Voznesenka (Russian: Вознесенка, /ru/) is a small unincorporated community in the Kenai Peninsula Borough 23 miles northeast of Homer, Alaska, United States.

==Brief overlook==
Located on the Kenai Peninsula, about 22 mi east of Homer, Voznesenka is one of several villages founded by Russian Old Believers in the Fox River area. The village was founded in 1985 by residents who decided to leave Nikolaevsk and begin new settlements in the Kachemak Bay area. The name in Russian means Ascension (вознестись, voznestis' – to ascend) referring to the holiday of the Feast of the Ascension. The village is situated on a bluff over Kachemak Bay, and is at the end of the maintained road system on the western Kenai Peninsula. A switchback trail leads about 1000 ft down to the beach; it can be traveled by foot or 4-wheel drive vehicle except at the highest tides to reach the neighboring village of Kachemak Selo. There are more than 40 families living in Voznesenka. The unincorporated village has a mayor, a community council, and a water-utility board.

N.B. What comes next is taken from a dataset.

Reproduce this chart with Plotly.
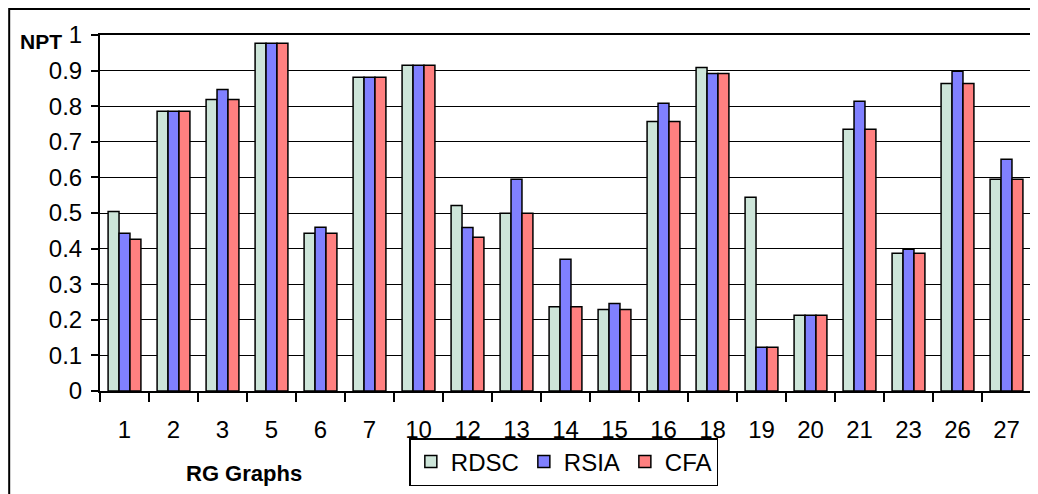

There is also a community church and a public school in the village. The school maintains a student population of roughly 115 students. Emergency services are provided by Kachemak Emergency Services Area Fire and EMS. The community is accessible by gravel road, the paved access road from Homer ending where the village begins. In 2009, the Mile 17 fire threatened the village.